>>>

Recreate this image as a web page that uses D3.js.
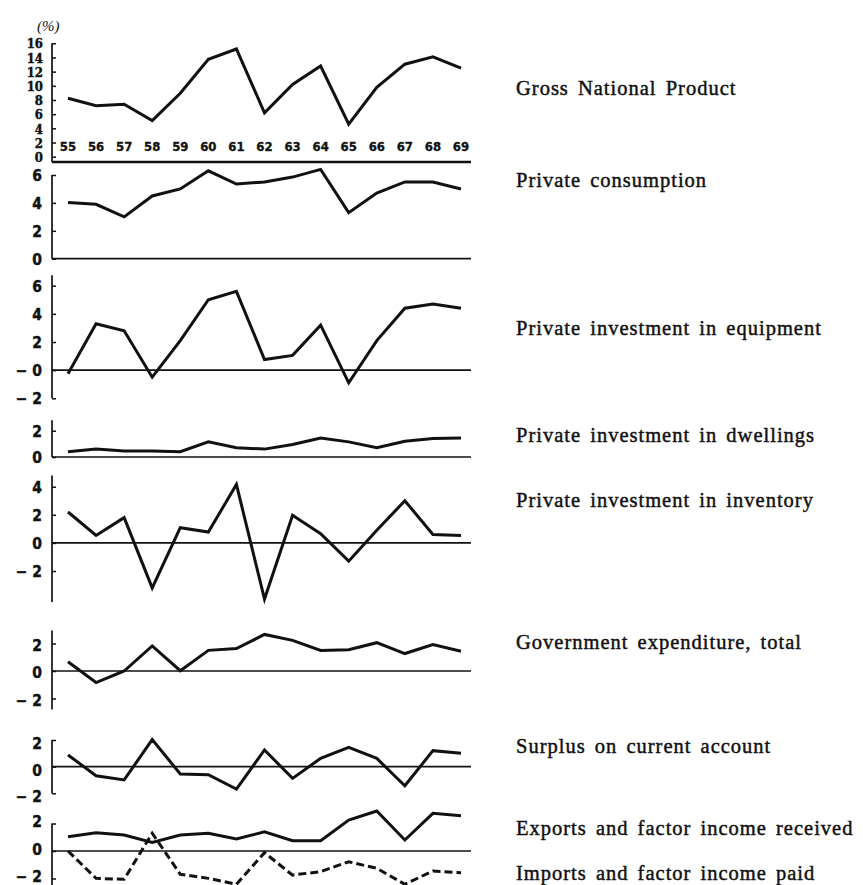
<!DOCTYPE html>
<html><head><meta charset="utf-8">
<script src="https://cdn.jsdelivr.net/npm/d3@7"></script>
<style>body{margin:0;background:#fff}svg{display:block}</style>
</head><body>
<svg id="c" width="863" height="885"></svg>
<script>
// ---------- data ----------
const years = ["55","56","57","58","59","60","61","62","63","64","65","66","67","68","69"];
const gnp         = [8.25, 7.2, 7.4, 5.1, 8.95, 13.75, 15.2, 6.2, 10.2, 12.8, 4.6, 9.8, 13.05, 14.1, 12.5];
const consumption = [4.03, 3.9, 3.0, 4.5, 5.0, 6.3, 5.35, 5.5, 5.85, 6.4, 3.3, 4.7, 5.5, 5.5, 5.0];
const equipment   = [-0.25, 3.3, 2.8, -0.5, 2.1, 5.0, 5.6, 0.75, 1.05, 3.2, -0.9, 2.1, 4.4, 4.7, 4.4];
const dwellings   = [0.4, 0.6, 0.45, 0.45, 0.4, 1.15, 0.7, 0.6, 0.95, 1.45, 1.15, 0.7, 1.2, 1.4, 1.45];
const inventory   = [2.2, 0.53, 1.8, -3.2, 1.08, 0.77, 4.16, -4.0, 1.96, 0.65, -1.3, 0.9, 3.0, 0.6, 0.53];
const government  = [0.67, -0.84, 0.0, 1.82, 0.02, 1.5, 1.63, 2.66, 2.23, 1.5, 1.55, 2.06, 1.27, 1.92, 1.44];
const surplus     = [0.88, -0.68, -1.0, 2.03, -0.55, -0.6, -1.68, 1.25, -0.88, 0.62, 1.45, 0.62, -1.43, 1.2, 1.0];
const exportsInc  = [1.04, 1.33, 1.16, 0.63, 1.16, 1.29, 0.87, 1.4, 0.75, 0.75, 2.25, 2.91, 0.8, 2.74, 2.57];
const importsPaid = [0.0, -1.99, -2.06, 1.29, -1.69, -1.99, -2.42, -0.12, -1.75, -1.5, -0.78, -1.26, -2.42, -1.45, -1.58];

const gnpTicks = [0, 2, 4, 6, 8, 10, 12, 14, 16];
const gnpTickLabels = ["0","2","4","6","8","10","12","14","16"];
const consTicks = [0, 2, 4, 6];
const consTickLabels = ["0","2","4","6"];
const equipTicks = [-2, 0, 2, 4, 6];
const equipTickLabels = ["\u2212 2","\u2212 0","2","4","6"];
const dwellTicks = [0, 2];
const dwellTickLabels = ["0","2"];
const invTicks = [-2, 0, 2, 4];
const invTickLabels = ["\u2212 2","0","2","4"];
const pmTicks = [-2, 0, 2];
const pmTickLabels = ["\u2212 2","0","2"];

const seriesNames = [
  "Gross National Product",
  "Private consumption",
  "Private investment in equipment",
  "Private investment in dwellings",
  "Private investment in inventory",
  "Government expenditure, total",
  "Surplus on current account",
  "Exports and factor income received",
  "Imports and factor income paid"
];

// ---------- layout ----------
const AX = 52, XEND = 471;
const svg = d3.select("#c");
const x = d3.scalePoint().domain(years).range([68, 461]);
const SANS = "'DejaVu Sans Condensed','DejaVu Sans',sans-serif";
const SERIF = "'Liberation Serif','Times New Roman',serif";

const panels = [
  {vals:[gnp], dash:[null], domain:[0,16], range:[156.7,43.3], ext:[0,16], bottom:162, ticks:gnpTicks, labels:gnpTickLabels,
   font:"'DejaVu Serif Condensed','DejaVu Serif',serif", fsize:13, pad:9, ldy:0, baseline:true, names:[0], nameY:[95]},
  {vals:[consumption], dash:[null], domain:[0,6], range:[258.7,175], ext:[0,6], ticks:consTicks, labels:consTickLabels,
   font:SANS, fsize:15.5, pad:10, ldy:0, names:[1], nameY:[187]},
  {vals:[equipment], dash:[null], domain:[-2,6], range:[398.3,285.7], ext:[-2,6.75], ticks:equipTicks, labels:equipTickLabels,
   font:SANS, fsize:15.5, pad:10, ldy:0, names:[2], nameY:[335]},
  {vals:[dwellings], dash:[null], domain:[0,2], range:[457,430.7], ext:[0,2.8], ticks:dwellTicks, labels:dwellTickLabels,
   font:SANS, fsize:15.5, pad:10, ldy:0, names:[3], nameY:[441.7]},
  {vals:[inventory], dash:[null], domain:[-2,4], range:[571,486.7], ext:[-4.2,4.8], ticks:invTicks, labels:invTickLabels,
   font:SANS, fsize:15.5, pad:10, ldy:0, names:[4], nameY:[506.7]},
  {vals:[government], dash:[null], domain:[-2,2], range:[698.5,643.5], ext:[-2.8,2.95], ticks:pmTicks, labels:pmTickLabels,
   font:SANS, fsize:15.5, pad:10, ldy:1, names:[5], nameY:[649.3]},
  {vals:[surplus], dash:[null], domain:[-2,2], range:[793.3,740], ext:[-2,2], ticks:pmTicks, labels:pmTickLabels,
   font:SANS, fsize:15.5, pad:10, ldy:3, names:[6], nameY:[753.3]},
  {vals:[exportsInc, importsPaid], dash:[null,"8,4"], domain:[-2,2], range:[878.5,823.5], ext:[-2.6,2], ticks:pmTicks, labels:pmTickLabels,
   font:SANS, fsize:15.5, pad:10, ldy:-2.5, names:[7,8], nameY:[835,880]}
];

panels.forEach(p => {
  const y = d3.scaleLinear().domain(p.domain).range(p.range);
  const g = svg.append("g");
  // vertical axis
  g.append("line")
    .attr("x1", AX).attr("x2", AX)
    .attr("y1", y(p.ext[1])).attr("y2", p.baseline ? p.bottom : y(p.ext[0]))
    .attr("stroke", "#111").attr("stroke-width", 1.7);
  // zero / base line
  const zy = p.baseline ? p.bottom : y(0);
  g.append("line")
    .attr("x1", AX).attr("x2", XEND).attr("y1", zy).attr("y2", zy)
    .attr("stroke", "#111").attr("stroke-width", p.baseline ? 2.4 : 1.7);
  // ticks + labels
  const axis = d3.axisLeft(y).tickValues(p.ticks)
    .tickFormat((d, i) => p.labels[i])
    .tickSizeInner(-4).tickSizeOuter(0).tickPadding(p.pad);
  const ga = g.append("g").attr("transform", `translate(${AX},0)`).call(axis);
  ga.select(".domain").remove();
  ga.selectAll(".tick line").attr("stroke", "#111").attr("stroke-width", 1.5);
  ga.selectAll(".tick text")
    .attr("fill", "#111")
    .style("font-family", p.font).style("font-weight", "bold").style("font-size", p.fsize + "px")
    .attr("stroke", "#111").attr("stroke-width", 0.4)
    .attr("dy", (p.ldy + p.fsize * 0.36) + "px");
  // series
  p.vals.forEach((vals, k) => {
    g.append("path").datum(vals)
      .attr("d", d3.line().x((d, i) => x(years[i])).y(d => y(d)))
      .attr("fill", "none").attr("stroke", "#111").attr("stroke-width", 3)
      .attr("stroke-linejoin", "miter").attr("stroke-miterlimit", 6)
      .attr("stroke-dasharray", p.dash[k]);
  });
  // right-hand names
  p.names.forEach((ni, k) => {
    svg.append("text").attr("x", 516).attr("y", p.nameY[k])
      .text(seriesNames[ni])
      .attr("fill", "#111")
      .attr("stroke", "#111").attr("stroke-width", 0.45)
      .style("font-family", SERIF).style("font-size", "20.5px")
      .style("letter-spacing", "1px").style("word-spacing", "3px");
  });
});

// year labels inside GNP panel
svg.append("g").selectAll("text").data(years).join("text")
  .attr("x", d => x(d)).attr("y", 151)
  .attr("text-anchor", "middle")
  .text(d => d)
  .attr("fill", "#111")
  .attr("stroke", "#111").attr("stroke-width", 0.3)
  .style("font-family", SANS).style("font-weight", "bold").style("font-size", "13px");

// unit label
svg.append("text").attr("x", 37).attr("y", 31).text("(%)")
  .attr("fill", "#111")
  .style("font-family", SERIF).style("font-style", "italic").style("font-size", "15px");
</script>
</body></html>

<<<

** TASK OBJECTIVE **
Would you reproduce the lines above, from the very first through the line containing "-2.42, -1.45, -1.58];", exactly and without the pictures?

** SOLUTION TO THIS EXERCISE **
Recreate this image as a web page that uses D3.js.
<!DOCTYPE html>
<html><head><meta charset="utf-8">
<script src="https://cdn.jsdelivr.net/npm/d3@7"></script>
<style>body{margin:0;background:#fff}svg{display:block}</style>
</head><body>
<svg id="c" width="863" height="885"></svg>
<script>
// ---------- data ----------
const years = ["55","56","57","58","59","60","61","62","63","64","65","66","67","68","69"];
const gnp         = [8.25, 7.2, 7.4, 5.1, 8.95, 13.75, 15.2, 6.2, 10.2, 12.8, 4.6, 9.8, 13.05, 14.1, 12.5];
const consumption = [4.03, 3.9, 3.0, 4.5, 5.0, 6.3, 5.35, 5.5, 5.85, 6.4, 3.3, 4.7, 5.5, 5.5, 5.0];
const equipment   = [-0.25, 3.3, 2.8, -0.5, 2.1, 5.0, 5.6, 0.75, 1.05, 3.2, -0.9, 2.1, 4.4, 4.7, 4.4];
const dwellings   = [0.4, 0.6, 0.45, 0.45, 0.4, 1.15, 0.7, 0.6, 0.95, 1.45, 1.15, 0.7, 1.2, 1.4, 1.45];
const inventory   = [2.2, 0.53, 1.8, -3.2, 1.08, 0.77, 4.16, -4.0, 1.96, 0.65, -1.3, 0.9, 3.0, 0.6, 0.53];
const government  = [0.67, -0.84, 0.0, 1.82, 0.02, 1.5, 1.63, 2.66, 2.23, 1.5, 1.55, 2.06, 1.27, 1.92, 1.44];
const surplus     = [0.88, -0.68, -1.0, 2.03, -0.55, -0.6, -1.68, 1.25, -0.88, 0.62, 1.45, 0.62, -1.43, 1.2, 1.0];
const exportsInc  = [1.04, 1.33, 1.16, 0.63, 1.16, 1.29, 0.87, 1.4, 0.75, 0.75, 2.25, 2.91, 0.8, 2.74, 2.57];
const importsPaid = [0.0, -1.99, -2.06, 1.29, -1.69, -1.99, -2.42, -0.12, -1.75, -1.5, -0.78, -1.26, -2.42, -1.45, -1.58];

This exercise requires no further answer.